**INSTRUCTIONS FOR THE TASK:** Omit pictures and quote the listing below line by line, from its start through the line that holds "import numpy as np".
## begin RECORDED INFORMATION
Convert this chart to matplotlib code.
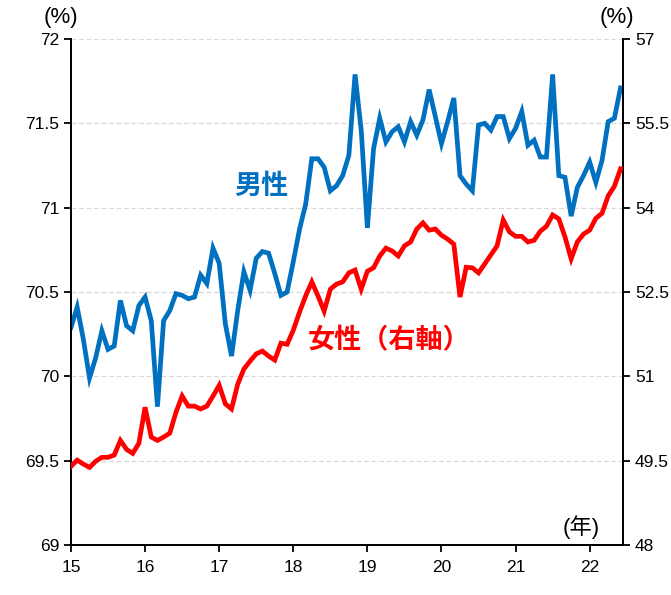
import matplotlib
matplotlib.use("Agg")
from matplotlib import pyplot as plt
import numpy as np

# monthly data, Jan 2015 .. Jun 2022
start_year = 15
male = [70.29, 70.41, 70.22, 69.99, 70.11, 70.27, 70.16, 70.18, 70.45, 70.30, 70.27, 70.42,
        70.47, 70.33, 69.82, 70.33, 70.39, 70.49, 70.48, 70.46, 70.47, 70.60, 70.55, 70.76,
        70.67, 70.31, 70.12, 70.39, 70.62, 70.51, 70.70, 70.74, 70.73, 70.61, 70.48, 70.50,
        70.68, 70.87, 71.02, 71.29, 71.29, 71.24, 71.10, 71.13, 71.19, 71.31, 71.79, 71.46,
        70.88, 71.35, 71.53, 71.39, 71.45, 71.48, 71.39, 71.51, 71.43, 71.52, 71.70, 71.54,
        71.38, 71.51, 71.65, 71.19, 71.14, 71.10, 71.49, 71.50, 71.46, 71.54, 71.54, 71.41,
        71.47, 71.57, 71.37, 71.40, 71.30, 71.30, 71.79, 71.19, 71.18, 70.95, 71.12, 71.19,
        71.27, 71.15, 71.28, 71.51, 71.53, 71.71]
female = [49.40, 49.51, 49.44, 49.38, 49.49, 49.56, 49.56, 49.60, 49.86, 49.70, 49.63, 49.81,
          50.45, 49.92, 49.86, 49.92, 49.99, 50.36, 50.65, 50.47, 50.47, 50.42, 50.47, 50.65,
          50.84, 50.51, 50.42, 50.86, 51.13, 51.27, 51.40, 51.45, 51.36, 51.29, 51.59, 51.57,
          51.82, 52.14, 52.43, 52.68, 52.43, 52.16, 52.55, 52.64, 52.68, 52.84, 52.89, 52.55,
          52.87, 52.93, 53.14, 53.28, 53.23, 53.14, 53.32, 53.39, 53.62, 53.73, 53.60, 53.62,
          53.51, 53.44, 53.35, 52.41, 52.94, 52.93, 52.84, 53.00, 53.16, 53.32, 53.78, 53.57,
          53.49, 53.49, 53.39, 53.42, 53.58, 53.67, 53.87, 53.80, 53.48, 53.09, 53.39, 53.53,
          53.60, 53.81, 53.90, 54.21, 54.38, 54.69]
x_ticks = [15, 16, 17, 18, 19, 20, 21, 22]
left_ticks = [69, 69.5, 70, 70.5, 71, 71.5, 72]
right_ticks = [48, 49.5, 51, 52.5, 54, 55.5, 57]

plt.rcParams['font.family'] = ['Liberation Sans', 'Noto Sans CJK JP', 'DejaVu Sans']

x = start_year + np.arange(len(male)) / 12

fig = plt.figure(figsize=(6.71, 5.95), dpi=100)
ax = fig.add_axes([0.1058, 0.084, 0.8227, 0.8505])
ax2 = ax.twinx()

ax.plot(x, male, color='#0070C0', lw=3.4, solid_joinstyle='miter', zorder=3)
ax2.plot(x, female, color='#FF0000', lw=3.4, solid_joinstyle='miter', zorder=3)

ax.set_xlim(15, 22.45)
ax.set_ylim(69, 72)
ax2.set_ylim(48, 57)
ax.set_xticks(x_ticks)
ax.set_yticks(left_ticks)
ax.set_yticklabels(['69', '69.5', '70', '70.5', '71', '71.5', '72'])
ax2.set_yticks(right_ticks)
ax2.set_yticklabels(['48', '49.5', '51', '52.5', '54', '55.5', '57'])

for g in left_ticks[1:]:
    ax.axhline(g, color='#d8d8d8', lw=0.9, ls=(0, (4, 2)), zorder=1)

for a in (ax, ax2):
    a.spines['top'].set_visible(False)
    for s in ('left', 'right', 'bottom'):
        a.spines[s].set_linewidth(1.3)
    a.tick_params(labelsize=12.5, width=1.3, length=5, direction='out')
ax.tick_params(axis='x', pad=6)

ax.text(-0.018, 1.042, '(%)', transform=ax.transAxes, fontsize=16, ha='center', va='center')
ax.text(0.989, 1.042, '(%)', transform=ax.transAxes, fontsize=16, ha='center', va='center')
ax.text(0.925, 0.035, '(年)', transform=ax.transAxes, fontsize=16, ha='center', va='center')

ax.text(17.57, 71.13, '男性', color='#0070C0', fontsize=19.5, fontweight='bold',
        family=['Noto Sans CJK JP'], ha='center', va='center')
ax2.text(19.3, 51.64, '女性（右軸）', color='#FF0000', fontsize=19.5, fontweight='bold',
         family=['Noto Sans CJK JP'], ha='center', va='center')

plt.savefig('out.png', dpi=100)
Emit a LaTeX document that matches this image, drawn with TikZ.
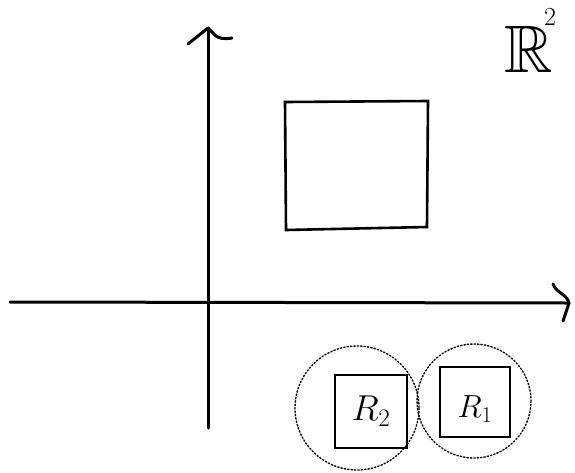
\RequirePackage{fix-cm}
\documentclass[tikz,border=0pt]{standalone}
\usepackage{amssymb}
\begin{document}
\begin{tikzpicture}[x=1pt,y=-1pt,
  axis/.style={line width=3pt,line cap=round,line join=round},
  box/.style={line width=2.6pt,line join=miter},
  smallbox/.style={draw,line width=2pt,inner sep=0pt},
  ball/.style={line width=1.4pt,dotted,line cap=round},
  lab/.style={inner sep=0pt}]
\useasboundingbox[fill=white] (0,0) rectangle (575,472);

% coordinate axes
\coordinate (ytop) at (208,28);
\coordinate (ybot) at (208,428);
\coordinate (xl) at (10,302);
\coordinate (xr) at (569,303);
\draw[axis] (ybot) -- (ytop);
\draw[axis] (xl) -- (xr);
% hand-drawn arrow tips
\draw[axis] (188,44) -- (ytop) .. controls (214,32) and (214,41) .. (232,38);
\draw[axis] (553,284) .. controls (556,293) and (567,294) .. (xr) -- (563,321);

% the plane label R^2
\node[lab,anchor=base,scale=2.7,font=\fontsize{24.88}{25}\selectfont]
  (plane) at (529,72) {$\mathbb{R}$};
\node[lab,anchor=base,font=\fontsize{26}{26}\selectfont]
  (two) at (550,25) {$2$};

% big rectangle
\coordinate (a) at (285,102);
\coordinate (b) at (428,101);
\coordinate (c) at (427,227);
\coordinate (d) at (286,230);
\draw[box] (a) -- (b) -- (c) -- (d) -- cycle;

% two small rectangles with their covering balls
\node[smallbox,minimum width=72pt,minimum height=73pt] (r2) at (371,411) {};
\node[smallbox,minimum width=70pt,minimum height=70pt] (r1) at (475,402) {};
\draw[ball] (357,408) circle[radius=62];
\draw[ball] (474,401) circle[radius=57];
\node[lab,font=\fontsize{36}{36}\selectfont] (l2) at (r2) {$R_2$};
\node[lab,font=\fontsize{32}{32}\selectfont] (l1) at ([yshift=-7pt]r1.center) {$R_1$};
\end{tikzpicture}
\end{document}
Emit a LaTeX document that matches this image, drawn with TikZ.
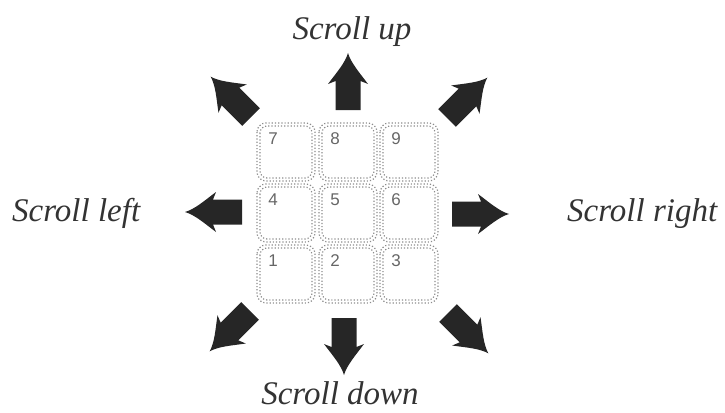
\documentclass[tikz,border=0pt]{standalone}
\usepackage{fontspec}
\setmainfont{Liberation Serif}
\newfontfamily\keyfont{Liberation Sans}
\begin{document}
\begin{tikzpicture}[x=1pt,y=-1pt,
  lbl/.style={font=\itshape\fontsize{33}{36}\selectfont, text=black!80, inner sep=0pt},
  keyline/.style={draw=black!45, dotted, line width=1.2pt, rounded corners=9pt},
  keynum/.style={font=\keyfont\fontsize{17}{19}\selectfont, text=black!60, inner sep=0pt},
  arrowfill/.style={fill=black!85, draw=none}]
\useasboundingbox (0,0) rectangle (725,412);
% block arrow pic: base at origin, pointing along +x
\tikzset{blockarrow/.pic={
  \path[arrowfill] (0,-12.5) -- (29,-12.5) -- (26,-20)
     .. controls (38,-11) and (47,-3) .. (57,0)
     .. controls (47,3) and (38,11) .. (26,20)
     -- (29,12.5) -- (0,12.5) -- cycle;
}}
% keys
\foreach \n/\cx/\cy in {7/286/152, 8/348/152, 9/409/152,
                         4/286/213, 5/348/213, 6/409/213,
                         1/286/274, 2/348/274, 3/409/274}{
  \draw[keyline] (\cx-29,\cy-29) rectangle (\cx+29,\cy+29);
  \draw[keyline, rounded corners=7pt] (\cx-26,\cy-26) rectangle (\cx+26,\cy+26);
  \node[keynum] (k\n) at (\cx-13,\cy-13) {\n};
}
% arrows
\pic[rotate=90]  (aup) at (348,110) {blockarrow};
\pic[rotate=270] (adown) at (344,318) {blockarrow};
\pic[rotate=180] (aleft) at (242,212) {blockarrow};
\pic[rotate=0]   (aright) at (452,214) {blockarrow};
\pic[rotate=135] (aul) at (251,117) {blockarrow};
\pic[rotate=45]  (aur) at (447,118) {blockarrow};
\pic[rotate=225] (adl) at (250,311) {blockarrow};
\pic[rotate=315] (adr) at (448,313) {blockarrow};
% labels
\node[lbl, anchor=base] (tup) at (352,40) {Scroll up};
\node[lbl, anchor=base west] (tleft) at (12,221) {Scroll left};
\node[lbl, anchor=base west] (tright) at (567,221) {Scroll right};
\node[lbl, anchor=base] (tdown) at (340,404) {Scroll down};
\end{tikzpicture}
\end{document}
## end RECORDED INFORMATION
**EXERCISE RESULT:**
Convert this chart to matplotlib code.
import matplotlib
matplotlib.use("Agg")
from matplotlib import pyplot as plt
import numpy as np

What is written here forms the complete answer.